Kelima, patungan. Dalam aksinya, uang kas RT pojok tidak mencukupi kebutuhan Karnaval. Ditambah patungan warga juga masih kurang. Putar pikir jungkir balik, pak RT tak temukan solusi. Ada satu jalan, yaitu harta Karun penuwun. Ini adalah simpanan pak RT. Sisih uang rokok, sisih uang belanja, sisih dana sisih. Bu RT jelas tak mengetahuinya. Pak RT dengan rela memberikan uang sisihnya untuk karnaval. 
Ternyata yang belanja untuk karnaval dengan uang pribadi tanpa sepengetahuan istri juga banyak.

Terakhir, pentonton heboh. Pentonton Karnaval ramai, biasa. Ada yang tidak biasa. Pengendara NMAX, cewek glowing. Alisnya pakai krayon atau apa itu. Tampilan kota banget. Duduk anggun di atas sepedanya. Belum puas ku merundung, saya disruduk pengendara CBR. Ternyata Teman ku mengerjaiku. 

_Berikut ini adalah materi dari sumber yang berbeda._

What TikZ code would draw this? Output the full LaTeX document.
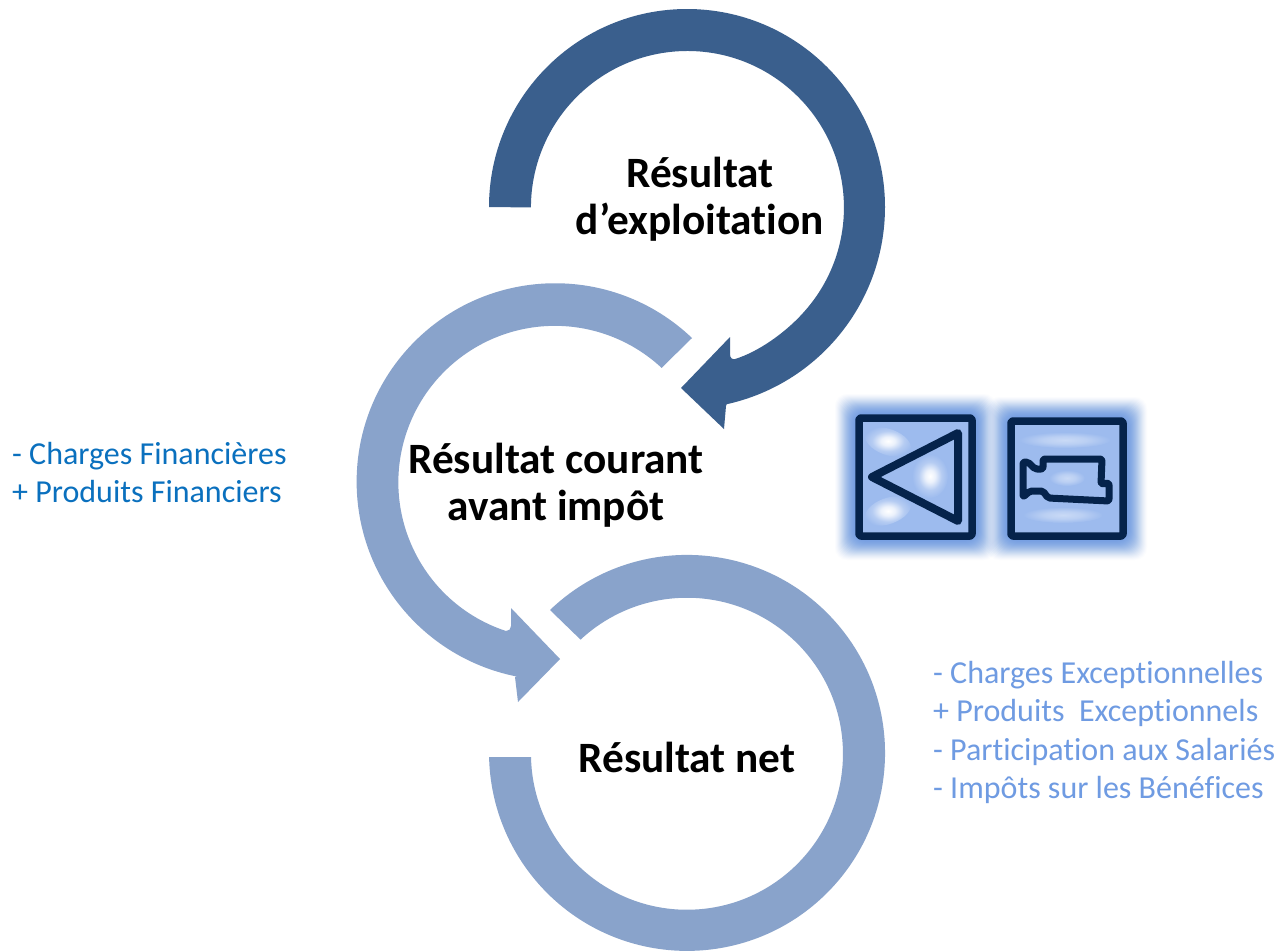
\documentclass[tikz,border=0pt]{standalone}
\usepackage{fontspec}
\setmainfont[Ligatures={NoCommon}]{Carlito}
\definecolor{dk}{HTML}{3A5F8D}
\definecolor{lt}{HTML}{89A3CB}
\definecolor{nav}{HTML}{05234B}
\definecolor{iconbg}{HTML}{9DBBEE}
\definecolor{blueA}{HTML}{0A70BE}
\definecolor{blueB}{HTML}{6F9BE2}
\pgfdeclareradialshading{blob}{\pgfpointorigin}{color(0bp)=(white); color(7bp)=(white!80!iconbg); color(16bp)=(white!25!iconbg); color(25bp)=(iconbg); color(50bp)=(iconbg)}
\pgfdeclareradialshading{softblob}{\pgfpointorigin}{color(0bp)=(white!45!iconbg); color(12bp)=(white!30!iconbg); color(25bp)=(iconbg); color(50bp)=(iconbg)}
\tikzset{
 titre/.style={font=\bfseries\fontsize{43.3}{47}\selectfont,align=center,text=black,inner sep=0pt},
 noteA/.style={font=\fontsize{32}{38.5}\selectfont,align=left,text=blueA,anchor=north west,inner sep=0pt},
 noteB/.style={font=\fontsize{32}{38.5}\selectfont,align=left,text=blueB,anchor=north west,inner sep=0pt},
 icoline/.style={draw=nav,line width=7.5pt,rounded corners=2pt,line join=round},
 glowstep/.style={fill=blueB,rounded corners=12pt}
}
\begin{document}
\begin{tikzpicture}[x=1pt,y=-1pt,line cap=butt]
\useasboundingbox (0,0) rectangle (1280,951);
\fill[white] (0,0) rectangle (1280,951);
% top ring
\fill[dk] (489,207) arc[start angle=180,end angle=360,radius=198]
  arc[start angle=0,end angle=77.5,radius=202]
  -- (726,406) -- (724,429) -- (681,388) -- (730,337) -- (730,354)
  .. controls (730,358) and (732,359.5) .. (735,359)
  .. controls (758,352) and (785,333) .. (803,313)
  arc[start angle=42.4,end angle=-180,radius=156.5] -- (489,207) -- cycle;
% middle ring
\fill[lt] (692,338) arc[start angle=-46.4,end angle=-259,radius=198.5]
  -- (515,677) -- (518,702) -- (560,659) -- (511,608) -- (511,626)
  .. controls (511,629) and (509,631) .. (506,631)
  arc[start angle=108.2,end angle=313,radius=156.5] -- cycle;
% bottom ring
\fill[lt] (550,610) arc[start angle=-133.8,end angle=178.8,radius=198]
  -- (531,757) arc[start angle=178.8,end angle=-133,radius=156] -- cycle;
\node[titre] (t1) at (700,199) {Résultat\\d’exploitation};
\node[titre] (t2) at (556,485) {Résultat courant\\avant impôt};
\node[titre] (t3) at (687,757) {Résultat net};
\node[noteA] (n1) at (12,442) {- Charges Financières\\+ Produits Financiers};
\node[noteB] (n2) at (933,661) {- Charges Exceptionnelles\\+ Produits\ \ Exceptionnels\\- Participation aux Salariés\\- Impôts sur les Bénéfices};
% glow
\foreach \g in {20,19,...,1}{
 \pgfmathsetmacro{\op}{0.025+0.2*(1-\g/20)^1.1}
 \fill[glowstep,fill opacity=\op] (855-\g,414-\g) rectangle (976+\g,540+\g);
 \fill[glowstep,fill opacity=\op] (1007-\g,417-\g) rectangle (1127+\g,540+\g);
}
% icon 1
\fill[iconbg] (859,418) rectangle (972,536);
\shade[shading=blob,rotate around={-20:(888,442)}] (888,442) ellipse[x radius=24pt,y radius=13pt];
\shade[shading=blob] (930,476) ellipse[x radius=18pt,y radius=22pt];
\shade[shading=blob,rotate around={20:(888,511)}] (888,511) ellipse[x radius=24pt,y radius=13pt];
\draw[icoline] (859,418) rectangle (972,536);
\draw[draw=nav,line width=8pt,line join=round] (872,477) -- (958,433) -- (958,521) -- cycle;
% icon 2
\fill[iconbg] (1011,421) rectangle (1123,536);
\shade[shading=softblob] (1065,440) ellipse[x radius=46pt,y radius=8pt];
\shade[shading=softblob] (1063,515) ellipse[x radius=40pt,y radius=8pt];
\shade[shading=softblob] (1067,478) ellipse[x radius=18pt,y radius=8pt];
\draw[icoline] (1011,421) rectangle (1123,536);
\draw[draw=nav,line width=7pt,line join=round,rounded corners=2pt]
 (1023,462) -- (1028,462) -- (1035,469) -- (1043,469) -- (1043,459) -- (1102,459) -- (1101,484) -- (1109,483) -- (1109,501) -- (1048,498) -- (1043,491) -- (1030,491) -- (1023,497) -- cycle;
\end{tikzpicture}
\end{document}
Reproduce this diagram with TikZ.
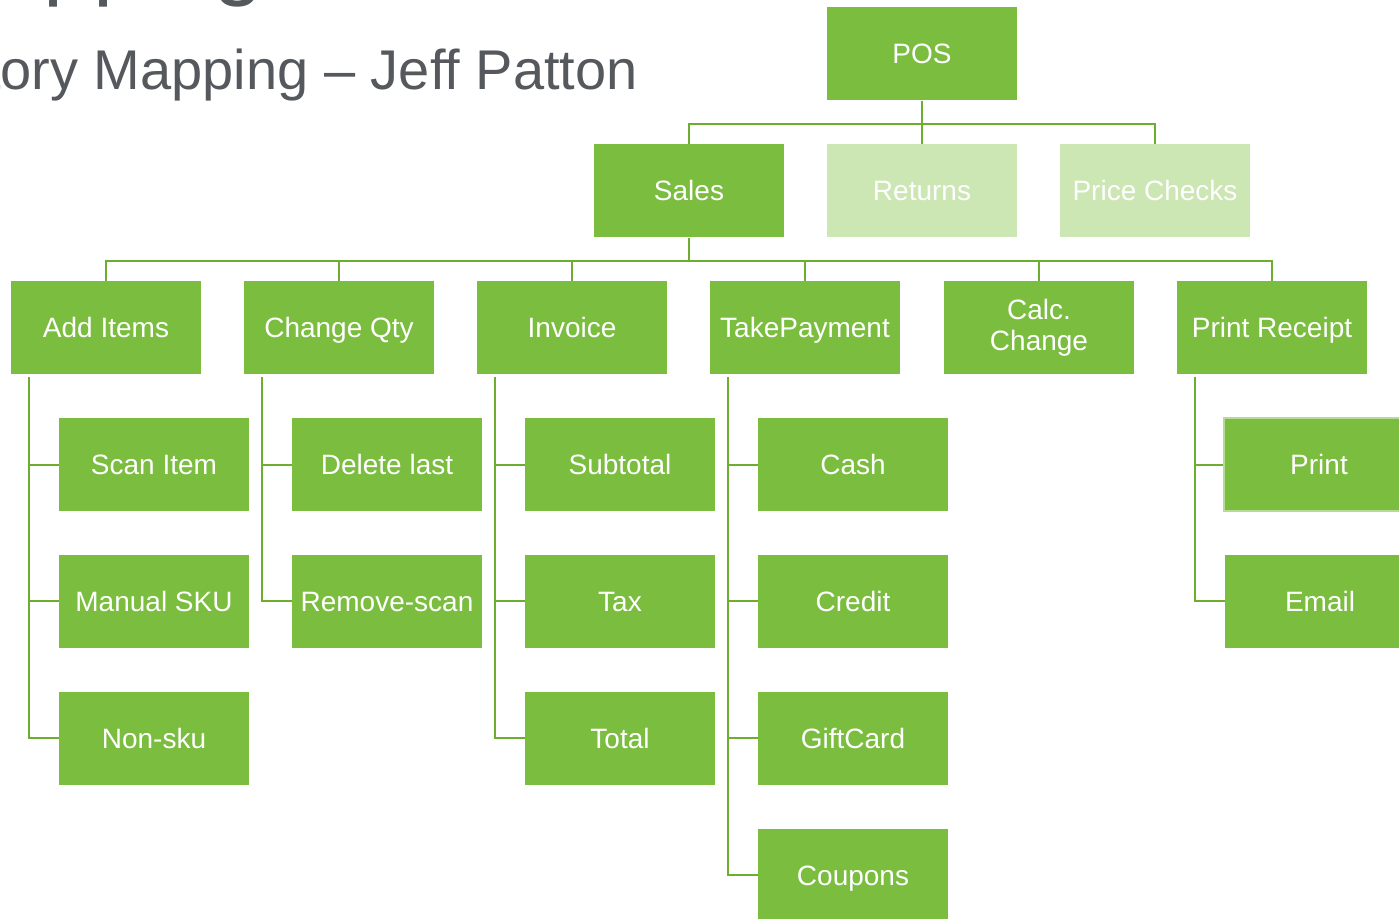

Malamnya kita njagong. Pengendara CBR ini adalah teman SMAku. Lumayan akrab. Dia bercerita, cewek cantik tadi adalah TKW yang kebetulan pernah berangkat kerja bareng. Dia jadi babu orang gedongan. Kayaknya sekarang dia jadi buruh pabrik.

 "La sampean?", Tanyaku. Ternyata temanku bekerja sebagai tukang serabutan, kuli bangunan, petugas AC, dan pekerjaan sampingan lain.

Lah, pekerjaannya mbabu, pulang pulang seperti pangeran dan Cinderella pakai sepatu. Baju necis. Makan pakai garpu dan pisau. Tipe tipe begini, banyak.kata temanku.

Semua manusia sama. Mbabu atau nguli adalah pekerjaan halal dan lebih mulia dari pemain pulpen dan tanda tangan. Kataku.

Semoga kita senantiasa bersyukur atas segala hal yang kita terima dan hadapi. Semoga ada hikmah yang baik untuk kita.